I recently bought black soldier flies from the reptile store I usually buy flies from. I fed them to my orchid and two ghost mantids. The ghosts only ate part of the flies, and left part of the abdomen uneaten.

The orchid ate everything, then fell twitching to the floor almost immediately. A day later and he's on a leaf with his head near the ground. He responds when touched but is acting really strange. 

Are black soldier flies poisonous to mantids?

Is this the end for my first orchid? Can I do anything to help?


----------



## hibiscusmile (Jun 28, 2021)

I was feeding them to mine too. Most did get sick and some died. So I guess that they may have eaten toxic things in the garbage they could be raised on or something, i really dont know.


----------



## AndrewFR (Jun 28, 2021)

What was your mortality rate? 

I'm crossing my fingers for my orchid...


----------



## hibiscusmile (Jun 29, 2021)

Well I had quite a few, some were not orchids either, I am sorry but I did not keep count. I also had the same problem with feeding super worms. Some tolerate them, some did not. Which taught me lessons to not feed those.


----------



## AndrewFR (Jul 4, 2021)

Update. The orchid mantis seemed to recover after a day - climbing back up on a leaf and hanging out. However, the next time she ate a fly, it was obvious something was wrong. It appears that the digestive track was blocked and she died :-(. Perhaps it's related to eating the black soldier fly, since she was quite weak after, but it's hard to say for sure. 
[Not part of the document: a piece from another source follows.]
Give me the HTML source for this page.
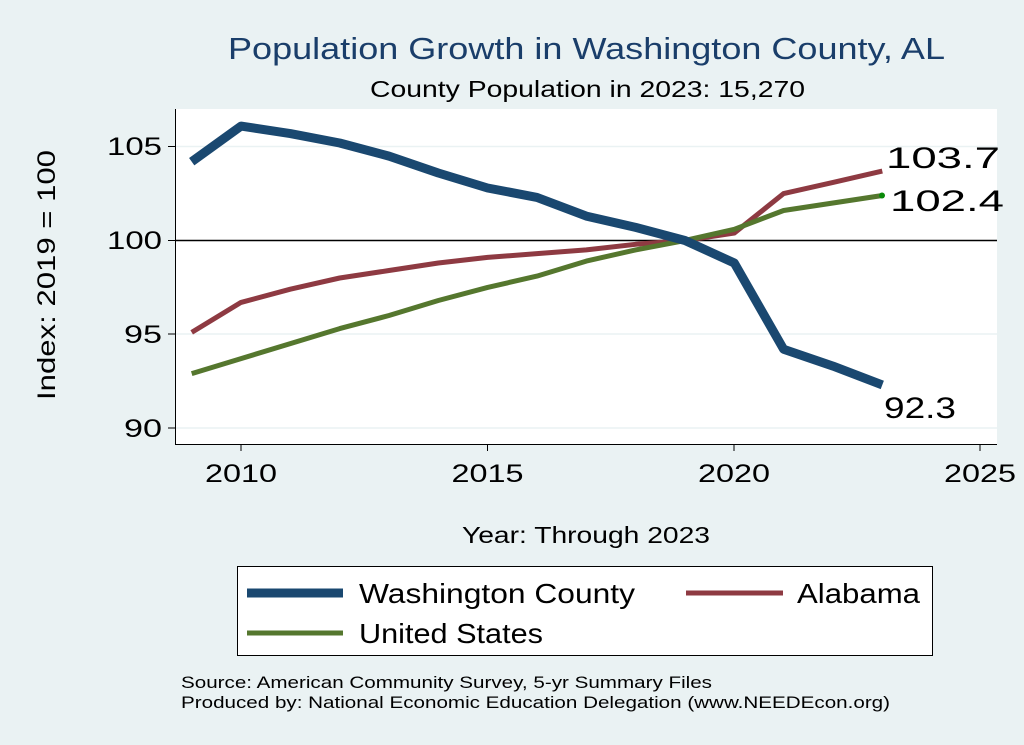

RIP Robert (named before I knew it was a girl).


----------



## hibiscusmile (Jul 6, 2021)

Sorry, one would think she would of been ok after that.


----------



## agent A (Jul 18, 2021)

I have had a few random deaths after eating a BSF, but I've also had plenty of mantises eat them and be just fine. I think it's just a red herring

my frogs and axolotls eat the larvae and are just fine


----------



## beetles (May 25, 2022)

I'm very interested in this thread, because I'm starting to raise BSF for chickens, but feeding to mantids is a bonus. I'm really interested in if others have had problems with them. I've fed a few already to flower mantis penultimate and adults, they seemed to like them and are thriving (just one week so far). If anyone else used them (good or bad experience) I'd like to know, thanks!


----------



## The Wolven (May 25, 2022)

I’ve heard several different thing about them. Honestly I would not recommend them as different species tend to have different reactions to them.


----------